Первые месяцы Великой войны. Зона немецкой оккупации. Тройка русских солдат, бежавших из плена, находят пристанище на кулацком подворье. Прячет их сельский староста, фашистский наймит. По внешним, формальным признакам «Свои» — картина из длинного ряда проблемных лент о второй мировой. Кажется, что она развивает традицию «нравственных теорем» позднесоветской эпохи. Таких трагедийных шедевров, как «Восхождение» или «Проверка на дорогах». В соответствии с логикой канона, предателю-коллаборационисту в финале положено искупить свою непростительную провинность.
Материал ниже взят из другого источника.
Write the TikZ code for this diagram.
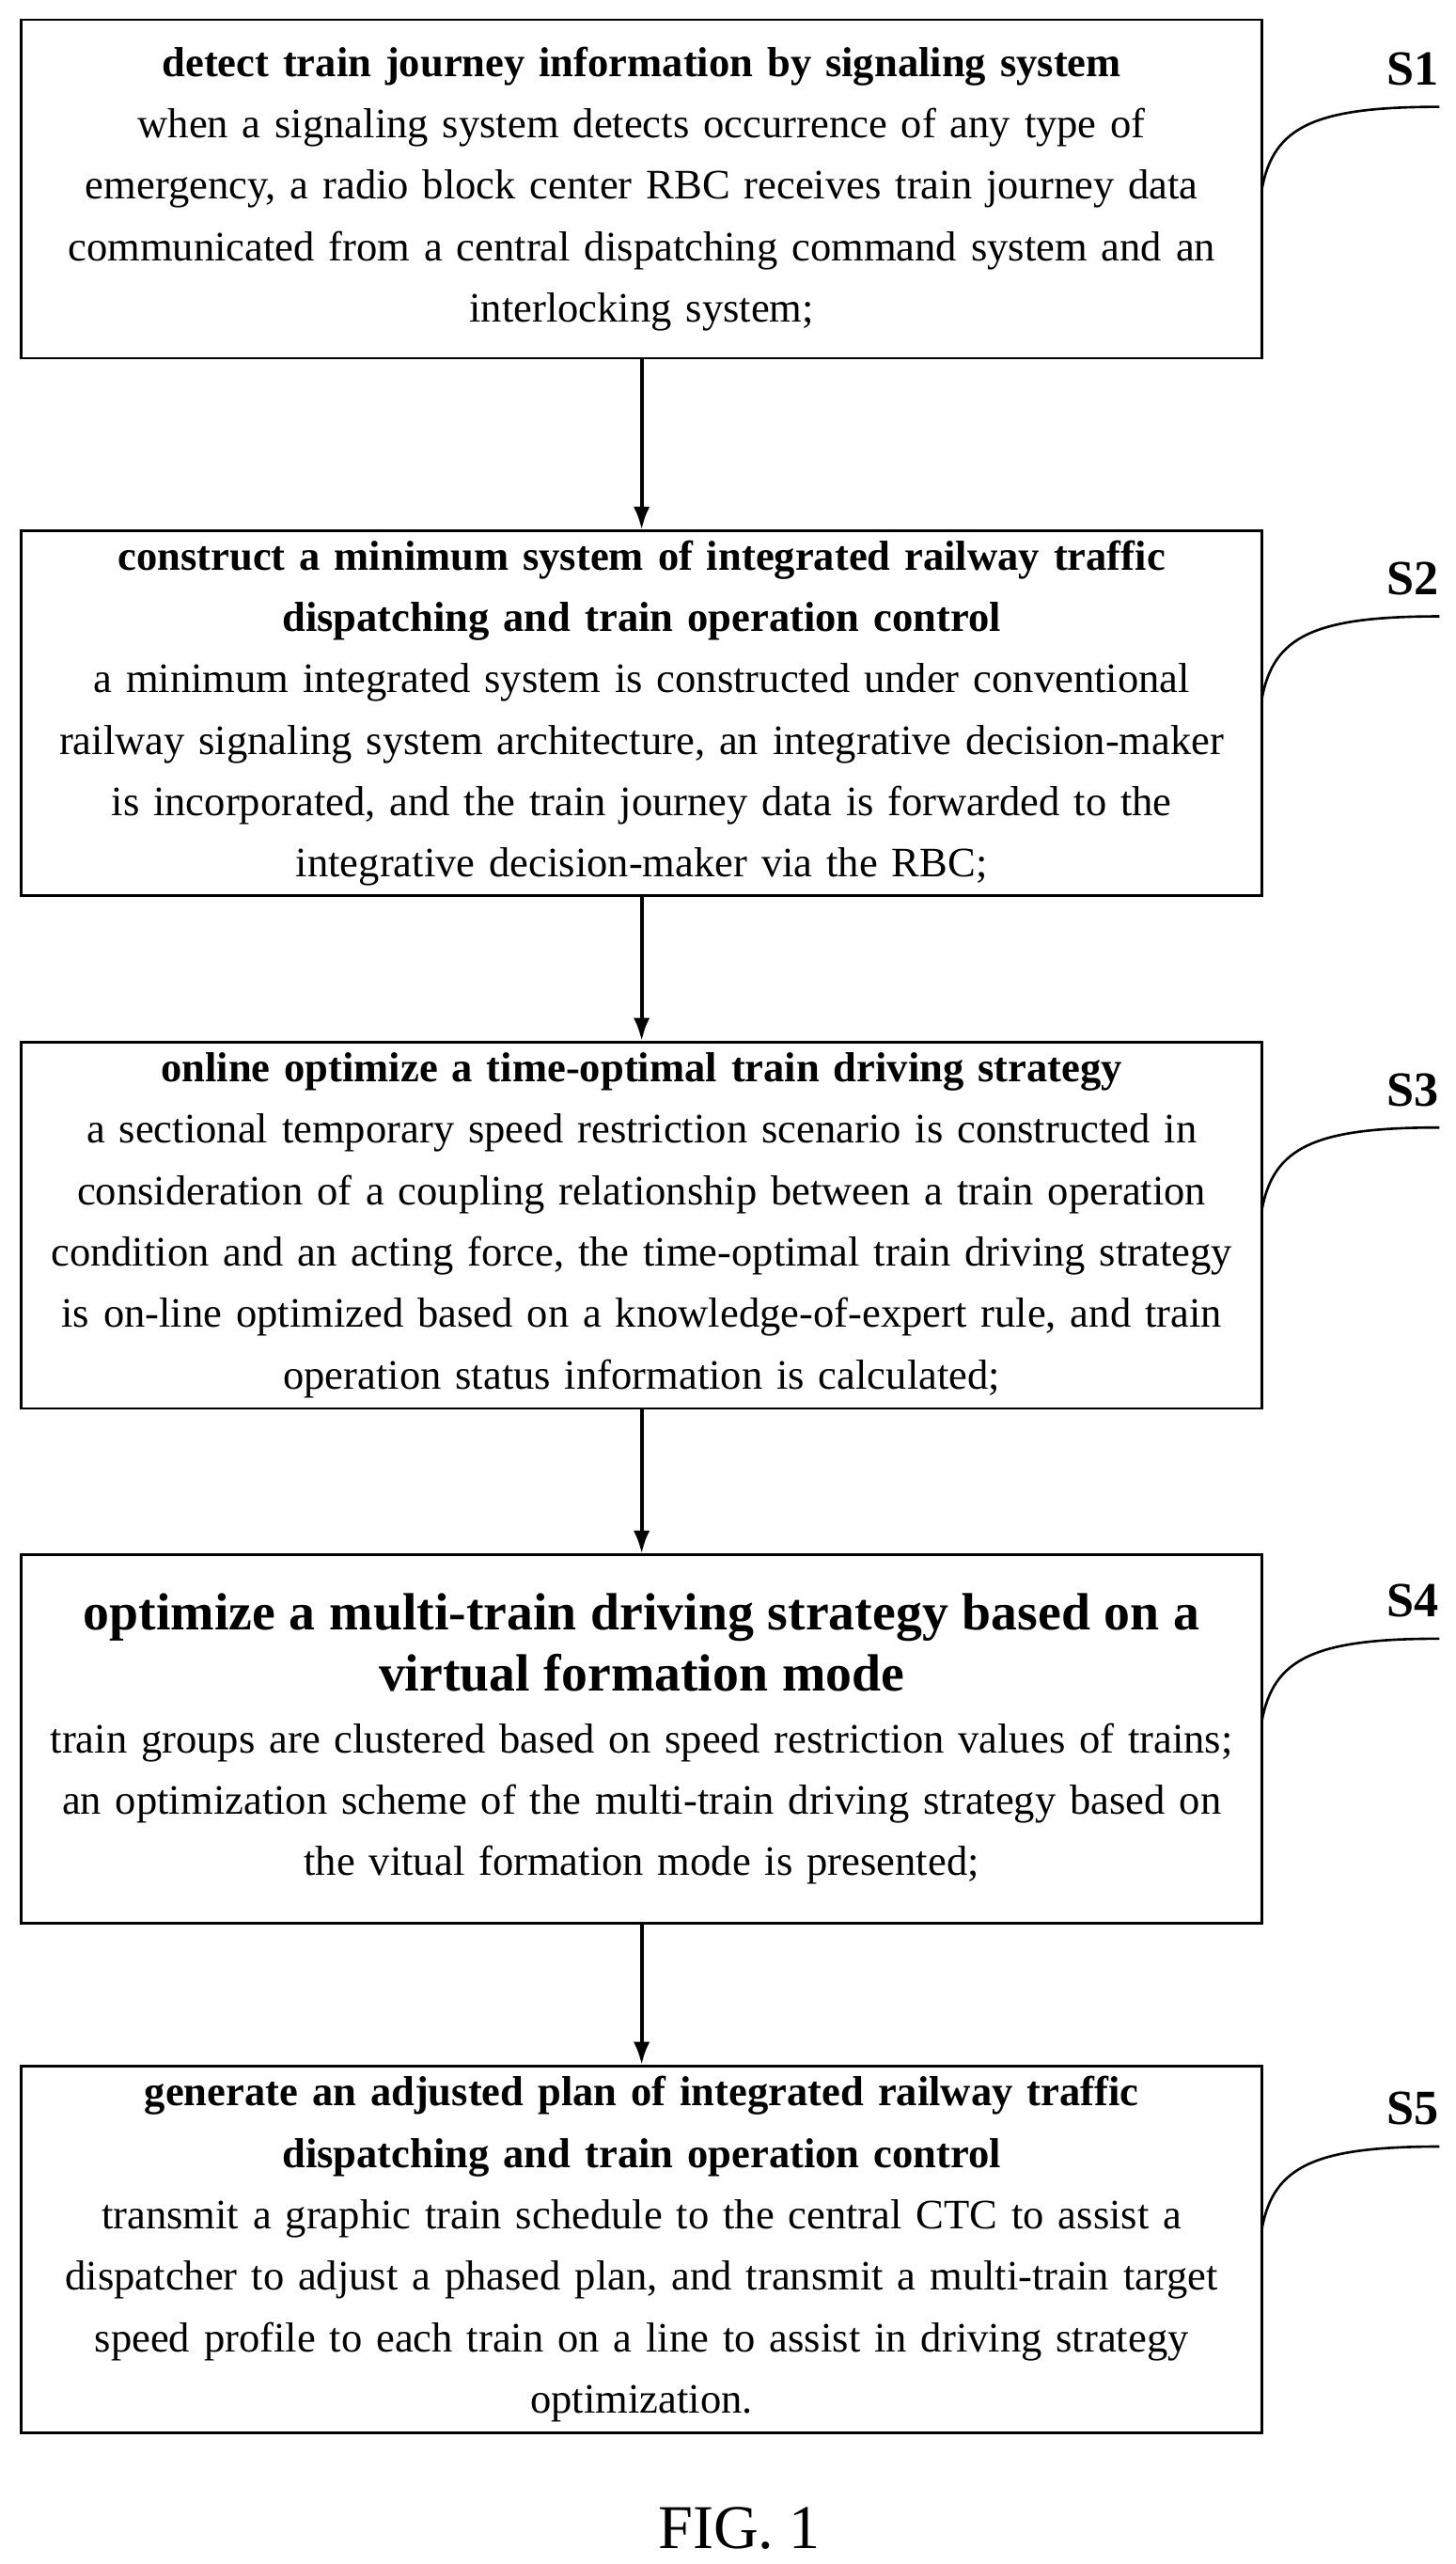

Сгинуть в жертвенном порыве героя-смертника или публично признать свой грех: покаяние — через суицид. Но ничего подобного не происходит в «Своих». Матерый кулак остается жить-поживать.
Не терзаясь при этом ни болью вины, ни крестными муками покаяния. Высоким абстракциям, вроде смертного греха и очистительного искупления, не нашлось места в ментальном арсенале авторов и персонажей картины. Крепко стоят на земле, а не в облаках витают: котурнам они предпочли ноские сапоги.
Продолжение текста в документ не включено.